◆ Figure scripts ◆
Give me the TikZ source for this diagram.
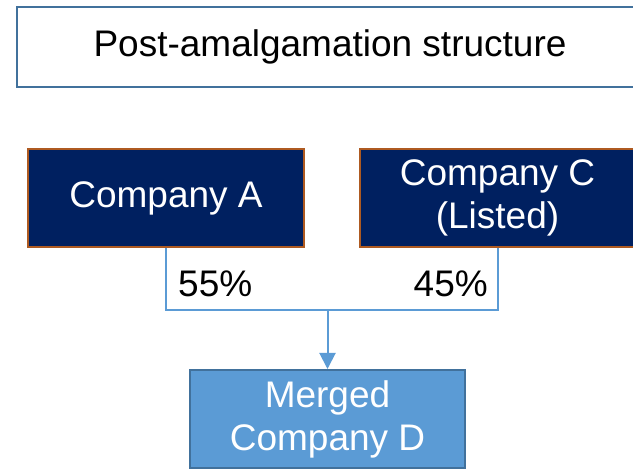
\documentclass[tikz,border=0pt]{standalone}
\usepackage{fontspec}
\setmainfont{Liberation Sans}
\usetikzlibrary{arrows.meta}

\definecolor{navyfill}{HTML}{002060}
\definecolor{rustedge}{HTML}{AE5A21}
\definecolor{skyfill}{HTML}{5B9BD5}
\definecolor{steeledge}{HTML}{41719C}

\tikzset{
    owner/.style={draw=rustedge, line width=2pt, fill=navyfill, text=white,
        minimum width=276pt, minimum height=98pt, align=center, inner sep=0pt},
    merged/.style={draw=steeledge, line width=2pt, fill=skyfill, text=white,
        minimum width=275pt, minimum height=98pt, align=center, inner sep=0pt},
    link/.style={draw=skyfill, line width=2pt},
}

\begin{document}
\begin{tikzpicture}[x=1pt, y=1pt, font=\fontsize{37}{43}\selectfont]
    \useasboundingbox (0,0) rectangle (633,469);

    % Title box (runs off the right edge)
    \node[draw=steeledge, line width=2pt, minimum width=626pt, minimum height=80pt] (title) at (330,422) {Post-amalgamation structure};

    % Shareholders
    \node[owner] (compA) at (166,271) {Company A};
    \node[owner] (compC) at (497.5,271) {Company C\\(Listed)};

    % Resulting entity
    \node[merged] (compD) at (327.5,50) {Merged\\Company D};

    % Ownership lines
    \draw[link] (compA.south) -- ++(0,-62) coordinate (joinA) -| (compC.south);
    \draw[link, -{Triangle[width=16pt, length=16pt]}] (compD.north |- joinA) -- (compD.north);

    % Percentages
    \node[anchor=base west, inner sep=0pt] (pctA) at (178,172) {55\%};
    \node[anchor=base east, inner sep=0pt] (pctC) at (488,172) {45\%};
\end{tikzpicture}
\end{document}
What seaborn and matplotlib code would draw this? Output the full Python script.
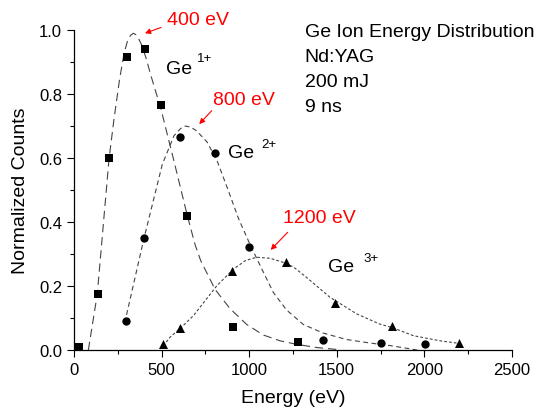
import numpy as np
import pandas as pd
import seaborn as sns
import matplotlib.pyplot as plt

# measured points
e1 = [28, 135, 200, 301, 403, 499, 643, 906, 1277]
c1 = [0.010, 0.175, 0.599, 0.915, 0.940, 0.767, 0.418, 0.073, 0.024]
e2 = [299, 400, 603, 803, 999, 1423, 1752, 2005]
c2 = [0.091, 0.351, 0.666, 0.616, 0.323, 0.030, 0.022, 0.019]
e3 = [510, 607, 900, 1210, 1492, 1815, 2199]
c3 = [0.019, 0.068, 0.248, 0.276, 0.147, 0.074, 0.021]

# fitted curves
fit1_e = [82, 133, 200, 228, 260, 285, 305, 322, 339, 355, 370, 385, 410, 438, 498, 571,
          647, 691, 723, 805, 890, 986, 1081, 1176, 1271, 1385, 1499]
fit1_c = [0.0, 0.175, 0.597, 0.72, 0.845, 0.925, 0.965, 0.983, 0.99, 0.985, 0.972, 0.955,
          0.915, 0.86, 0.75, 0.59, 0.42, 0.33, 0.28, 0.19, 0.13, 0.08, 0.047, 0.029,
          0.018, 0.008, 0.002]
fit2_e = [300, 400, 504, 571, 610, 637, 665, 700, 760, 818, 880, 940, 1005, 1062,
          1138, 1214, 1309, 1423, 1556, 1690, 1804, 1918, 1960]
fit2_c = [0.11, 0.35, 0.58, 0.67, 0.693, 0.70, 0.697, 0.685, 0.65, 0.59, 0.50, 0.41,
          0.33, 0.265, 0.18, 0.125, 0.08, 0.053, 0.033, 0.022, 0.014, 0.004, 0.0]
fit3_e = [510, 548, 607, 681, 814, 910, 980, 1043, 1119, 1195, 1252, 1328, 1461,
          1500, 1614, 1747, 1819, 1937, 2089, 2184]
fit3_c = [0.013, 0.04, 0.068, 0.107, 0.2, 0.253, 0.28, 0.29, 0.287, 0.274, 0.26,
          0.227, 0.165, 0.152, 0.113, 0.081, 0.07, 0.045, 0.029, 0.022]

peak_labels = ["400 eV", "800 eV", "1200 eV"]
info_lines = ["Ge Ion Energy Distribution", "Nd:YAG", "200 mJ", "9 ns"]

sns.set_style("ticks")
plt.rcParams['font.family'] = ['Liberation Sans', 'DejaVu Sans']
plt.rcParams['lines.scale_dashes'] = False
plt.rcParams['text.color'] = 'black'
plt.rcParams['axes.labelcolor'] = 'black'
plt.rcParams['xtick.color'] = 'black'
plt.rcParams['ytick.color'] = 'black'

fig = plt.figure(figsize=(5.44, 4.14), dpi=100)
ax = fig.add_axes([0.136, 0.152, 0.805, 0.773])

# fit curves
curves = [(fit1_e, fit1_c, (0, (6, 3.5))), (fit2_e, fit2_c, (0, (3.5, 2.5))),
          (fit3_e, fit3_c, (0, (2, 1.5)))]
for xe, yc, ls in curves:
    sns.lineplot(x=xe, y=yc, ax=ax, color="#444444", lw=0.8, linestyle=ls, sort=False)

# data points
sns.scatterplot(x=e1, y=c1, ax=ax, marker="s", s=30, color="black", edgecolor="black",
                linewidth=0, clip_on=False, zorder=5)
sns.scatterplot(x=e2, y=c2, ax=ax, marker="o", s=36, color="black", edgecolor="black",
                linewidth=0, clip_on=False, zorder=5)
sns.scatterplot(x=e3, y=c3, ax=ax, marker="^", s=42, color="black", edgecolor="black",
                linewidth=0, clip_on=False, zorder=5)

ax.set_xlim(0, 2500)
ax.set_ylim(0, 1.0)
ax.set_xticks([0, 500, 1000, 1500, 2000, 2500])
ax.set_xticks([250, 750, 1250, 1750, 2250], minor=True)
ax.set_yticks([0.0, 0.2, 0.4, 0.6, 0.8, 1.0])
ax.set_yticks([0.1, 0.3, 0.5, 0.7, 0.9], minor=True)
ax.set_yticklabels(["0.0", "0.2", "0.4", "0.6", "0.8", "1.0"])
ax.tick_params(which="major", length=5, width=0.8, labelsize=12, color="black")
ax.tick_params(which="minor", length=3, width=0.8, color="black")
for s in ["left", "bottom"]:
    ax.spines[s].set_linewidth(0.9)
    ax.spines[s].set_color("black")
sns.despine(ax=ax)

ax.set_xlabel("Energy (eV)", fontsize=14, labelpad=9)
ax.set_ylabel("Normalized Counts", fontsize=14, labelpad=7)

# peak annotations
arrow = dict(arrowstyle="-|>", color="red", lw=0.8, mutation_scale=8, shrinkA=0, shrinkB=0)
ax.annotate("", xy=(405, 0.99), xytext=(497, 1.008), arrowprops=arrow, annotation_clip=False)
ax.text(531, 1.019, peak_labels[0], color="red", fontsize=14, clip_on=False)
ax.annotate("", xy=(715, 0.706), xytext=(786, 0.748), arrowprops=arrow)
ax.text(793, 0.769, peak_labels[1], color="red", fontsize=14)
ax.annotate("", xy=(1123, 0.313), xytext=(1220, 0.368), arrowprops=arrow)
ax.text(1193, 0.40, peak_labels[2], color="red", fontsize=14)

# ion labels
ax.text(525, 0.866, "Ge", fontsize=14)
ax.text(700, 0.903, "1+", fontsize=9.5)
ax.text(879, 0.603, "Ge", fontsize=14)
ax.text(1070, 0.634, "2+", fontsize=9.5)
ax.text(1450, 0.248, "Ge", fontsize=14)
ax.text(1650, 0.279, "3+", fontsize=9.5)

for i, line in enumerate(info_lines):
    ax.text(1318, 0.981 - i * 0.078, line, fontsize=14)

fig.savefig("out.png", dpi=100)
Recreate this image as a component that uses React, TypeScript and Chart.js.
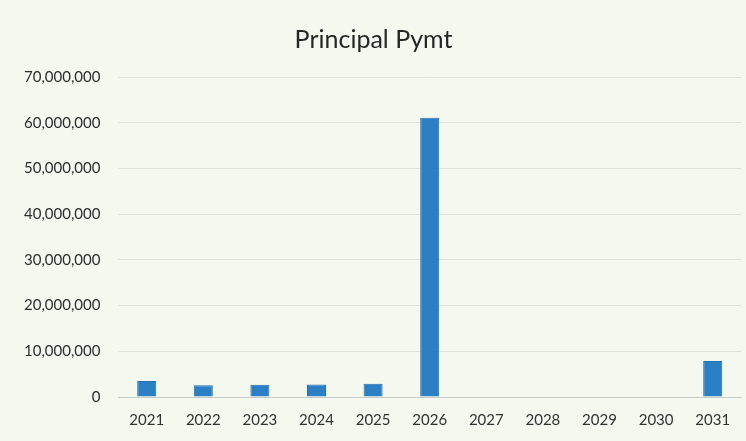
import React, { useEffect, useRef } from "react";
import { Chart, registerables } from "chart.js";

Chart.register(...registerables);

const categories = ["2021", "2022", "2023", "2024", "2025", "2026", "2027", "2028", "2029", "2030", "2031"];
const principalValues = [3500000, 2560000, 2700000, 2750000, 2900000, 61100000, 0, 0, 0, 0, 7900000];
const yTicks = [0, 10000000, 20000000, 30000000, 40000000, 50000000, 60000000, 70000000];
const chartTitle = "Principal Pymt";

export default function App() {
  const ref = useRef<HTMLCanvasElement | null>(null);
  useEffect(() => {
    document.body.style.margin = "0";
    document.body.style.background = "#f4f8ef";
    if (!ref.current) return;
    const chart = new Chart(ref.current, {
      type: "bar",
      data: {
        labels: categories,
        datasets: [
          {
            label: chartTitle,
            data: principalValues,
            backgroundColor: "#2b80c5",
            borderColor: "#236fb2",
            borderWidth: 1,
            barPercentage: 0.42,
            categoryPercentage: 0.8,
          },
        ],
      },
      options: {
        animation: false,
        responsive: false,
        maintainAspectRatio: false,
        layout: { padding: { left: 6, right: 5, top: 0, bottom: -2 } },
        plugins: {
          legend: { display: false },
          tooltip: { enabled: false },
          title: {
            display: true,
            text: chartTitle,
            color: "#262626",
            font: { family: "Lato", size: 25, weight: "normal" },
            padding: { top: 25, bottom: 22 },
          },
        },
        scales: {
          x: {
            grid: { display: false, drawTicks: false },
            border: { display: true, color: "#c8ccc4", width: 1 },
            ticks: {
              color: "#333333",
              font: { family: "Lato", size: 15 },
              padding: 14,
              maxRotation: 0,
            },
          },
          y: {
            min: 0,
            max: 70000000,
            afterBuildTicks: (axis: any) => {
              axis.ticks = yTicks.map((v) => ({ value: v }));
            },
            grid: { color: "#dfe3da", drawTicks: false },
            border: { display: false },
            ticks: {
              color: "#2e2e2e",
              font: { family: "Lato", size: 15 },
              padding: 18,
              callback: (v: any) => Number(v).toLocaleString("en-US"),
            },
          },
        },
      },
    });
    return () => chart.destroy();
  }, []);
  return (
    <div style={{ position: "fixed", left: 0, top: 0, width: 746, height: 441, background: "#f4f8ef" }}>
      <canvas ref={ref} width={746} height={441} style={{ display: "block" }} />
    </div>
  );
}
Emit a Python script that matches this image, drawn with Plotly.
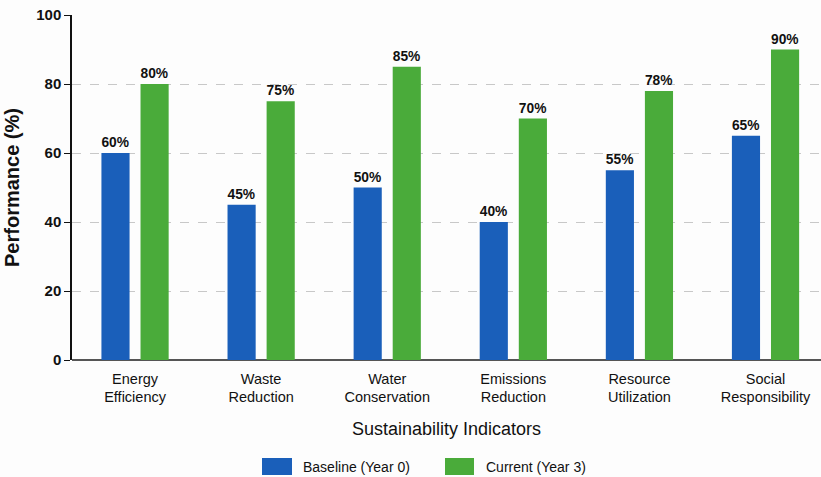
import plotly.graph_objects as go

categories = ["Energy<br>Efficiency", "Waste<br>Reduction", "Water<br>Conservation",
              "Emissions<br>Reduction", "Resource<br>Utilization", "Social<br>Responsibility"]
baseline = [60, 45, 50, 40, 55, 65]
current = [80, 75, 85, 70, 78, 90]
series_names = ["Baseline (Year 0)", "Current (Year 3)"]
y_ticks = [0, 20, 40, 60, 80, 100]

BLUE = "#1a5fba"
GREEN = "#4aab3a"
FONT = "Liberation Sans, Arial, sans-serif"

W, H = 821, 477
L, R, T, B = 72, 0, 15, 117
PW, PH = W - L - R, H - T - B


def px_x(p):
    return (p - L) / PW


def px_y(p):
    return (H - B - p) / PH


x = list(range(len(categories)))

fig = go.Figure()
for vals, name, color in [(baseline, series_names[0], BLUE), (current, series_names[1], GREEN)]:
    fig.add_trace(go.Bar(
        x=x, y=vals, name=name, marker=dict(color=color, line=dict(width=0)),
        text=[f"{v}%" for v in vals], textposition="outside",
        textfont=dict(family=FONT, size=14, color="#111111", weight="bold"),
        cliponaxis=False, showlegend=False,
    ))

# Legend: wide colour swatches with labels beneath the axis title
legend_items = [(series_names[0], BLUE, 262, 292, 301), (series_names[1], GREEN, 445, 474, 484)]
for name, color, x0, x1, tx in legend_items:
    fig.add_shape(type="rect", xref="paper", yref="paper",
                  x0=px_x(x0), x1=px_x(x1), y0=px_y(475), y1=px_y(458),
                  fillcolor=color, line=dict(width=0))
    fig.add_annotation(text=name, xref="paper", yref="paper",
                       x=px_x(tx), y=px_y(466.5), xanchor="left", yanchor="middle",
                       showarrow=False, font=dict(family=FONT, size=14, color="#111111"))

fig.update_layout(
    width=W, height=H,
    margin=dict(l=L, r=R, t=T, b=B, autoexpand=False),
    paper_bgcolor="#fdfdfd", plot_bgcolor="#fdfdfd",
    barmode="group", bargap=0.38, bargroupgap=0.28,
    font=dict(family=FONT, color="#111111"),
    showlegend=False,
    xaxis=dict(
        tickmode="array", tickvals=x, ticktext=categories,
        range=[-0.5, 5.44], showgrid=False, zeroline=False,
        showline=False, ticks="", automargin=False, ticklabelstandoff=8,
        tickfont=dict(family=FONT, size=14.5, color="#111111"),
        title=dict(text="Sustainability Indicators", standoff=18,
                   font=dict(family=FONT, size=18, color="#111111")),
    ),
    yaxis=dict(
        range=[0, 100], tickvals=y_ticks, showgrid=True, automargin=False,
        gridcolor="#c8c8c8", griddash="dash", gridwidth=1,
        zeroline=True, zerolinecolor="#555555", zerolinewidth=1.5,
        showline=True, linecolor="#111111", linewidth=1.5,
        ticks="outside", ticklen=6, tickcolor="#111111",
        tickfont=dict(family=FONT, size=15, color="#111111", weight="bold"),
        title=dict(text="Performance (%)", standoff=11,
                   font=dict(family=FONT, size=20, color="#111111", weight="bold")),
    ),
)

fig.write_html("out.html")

◆ DESCRIPTION OF THE TASK ◆
Point out every line holding the string "seaborn" and copy it.

◆ THE REPLY ◆
What seaborn and matplotlib code would draw this? Output the full Python script.
import seaborn as sns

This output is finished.